Em 1951, Alfred Hitchcock resolveu fazer um experimento – um filme em plano contínuo, sem cortes. Driblando a tecnologia precária da época – não havia chassi de celuloide que permitisse a duração completa de um filme -, propôs o suspense Festim Diabólico. Anos depois, no livro com a entrevista que concedeu a François Truffaut – Hitchcock/Truffaut -, só falaram de tecnologia e o mestre tentou conter o entusiasmo do discípulo. Não era dos seus filmes preferidos e ele achava o plano contínuo uma burrice, pois seu método repousa(va) sobre a montagem.
O tema, que ambos negligenciaram, ainda faz a força de Festim Diabólico. Dois jovens resolvem cometer o crime perfeito. O direito de matar um indivíduo provocou perturbação porque, afinal, ainda eram recentes as descobertas da imensidão dos crimes dos nazistas na 2ª Guerra. Hitchcock baseou-se numa peça inspirada na história real de Leopold e Loeb, que tentaram cometer o tal crime perfeito em 1924 e foram pegos. A mesma história inspirou um dos filmes de prestígio de Richard Fleischer, Estranha Compulsão, de 1959, que ficcionalizava, com outros nomes, o que ficou conhecido como “julgamento do século”, o da dupla. Orson Welles fazia o advogado de defesa.
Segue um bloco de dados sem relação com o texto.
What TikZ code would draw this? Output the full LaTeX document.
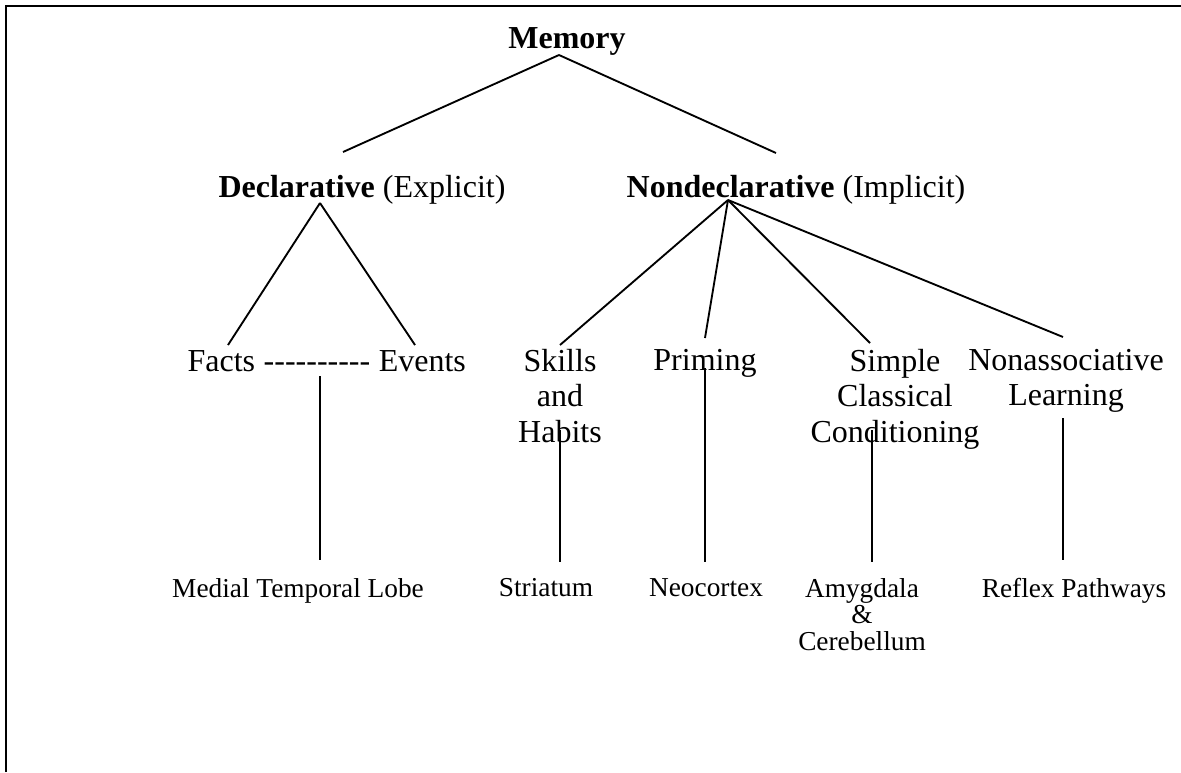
\documentclass[tikz,border=0pt]{standalone}
\usepackage{fontspec}
\setmainfont{Liberation Serif}[Ligatures=TeXOff]
\usepackage{tikz}
\usetikzlibrary{positioning}

\begin{document}
\begin{tikzpicture}[x=0.75pt, y=-0.75pt,
    big/.style={font=\fontsize{24}{26.5}\selectfont, inner sep=0pt, align=center},
    small/.style={font=\fontsize{20.5}{20}\selectfont, inner sep=0pt, align=center},
    link/.style={line width=1.4pt}]
    \useasboundingbox (0,0) rectangle (1181,772);
    \draw[line width=2pt] (6,772) -- (6,6) -- (1181,6);

    % top levels
    \node[big, anchor=base] (mem) at (567,48) {\textbf{Memory}};
    \node[big, anchor=base] (decl) at (362,197) {\textbf{Declarative} (Explicit)};
    \node[big, anchor=base] (nondecl) at (796,197) {\textbf{Nondeclarative} (Implicit)};

    \coordinate (memroot) at (559,55);
    \coordinate (declin) at (343,152);
    \coordinate (nondeclin) at (776,153);
    \draw[link] (memroot) -- (declin);
    \draw[link] (memroot) -- (nondeclin);

    % memory types
    \node[big, anchor=base] (dashes) at (317,371) {----------};
    \node[big, base left=6pt of dashes] (facts) {Facts};
    \node[big, base right=6pt of dashes] (events) {Events};
    \node[big, anchor=north] (skills) at (560,349) {Skills\\and\\Habits};
    \node[big, anchor=north] (priming) at (705,349) {Priming};
    \node[big, anchor=north] (simple) at (895,349) {Simple\\Classical\\Conditioning};
    \node[big, anchor=north] (nonassoc) at (1066,349) {Nonassociative\\Learning};

    \coordinate (declroot) at (320,203);
    \coordinate (nondeclroot) at (728,200);
    \coordinate (factsin) at (228,345);
    \coordinate (eventsin) at (415,345);
    \coordinate (skillsin) at (560,345);
    \coordinate (primingin) at (705,338);
    \coordinate (simplein) at (870,343);
    \coordinate (nonassocin) at (1063,337);
    \draw[link] (declroot) -- (factsin);
    \draw[link] (declroot) -- (eventsin);
    \draw[link] (nondeclroot) -- (skillsin);
    \draw[link] (nondeclroot) -- (primingin);
    \draw[link] (nondeclroot) -- (simplein);
    \draw[link] (nondeclroot) -- (nonassocin);

    % brain regions
    \node[small, anchor=north] (mtl) at (298,578) {Medial Temporal Lobe};
    \node[small, anchor=north] (striatum) at (546,578) {Striatum};
    \node[small, anchor=north] (neocortex) at (706,578) {Neocortex};
    \node[small, anchor=north] (amygdala) at (862,578) {Amygdala\\\&\\Cerebellum};
    \node[small, anchor=north] (reflex) at (1074,578) {Reflex Pathways};

    \coordinate (mtlout) at (320,376);
    \coordinate (skillsout) at (560,430);
    \coordinate (primingout) at (705,368);
    \coordinate (simpleout) at (872,430);
    \coordinate (nonassocout) at (1063,418);
    \draw[link] (mtlout) -- (mtlout |- 0,560);
    \draw[link] (skillsout) -- (skillsout |- 0,562);
    \draw[link] (primingout) -- (primingout |- 0,562);
    \draw[link] (simpleout) -- (simpleout |- 0,562);
    \draw[link] (nonassocout) -- (nonassocout |- 0,560);
\end{tikzpicture}
\end{document}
Em 1992, houve outra versão, que é considerada um marco do new queer cinema. Em Swoon – Colapso do Desejo, Tom Kalin avança no que Hitchcock e Fleischer sugeriam – Leopold e Loeb eram gays enrustidos e o crime tinha conotação sexual. Mais dez anos e, em 2002, o franco-iraniano Barbet Schroeder fez Cálculo Mortal, em que outros dois estudantes planejam o crime perfeito e, agora, não apenas a vítima é do sexo feminino como a policial que investiga o caso é vivida por Sandra Bullock. Imagine se ela não enquadra os criminosos. Por hedionda que tenha sido, ideologicamente, a iniciativa de Leopold e Loeb, o crime só rendeu bons filmes no cinema.
As informações são do jornal O Estado de S. Paulo.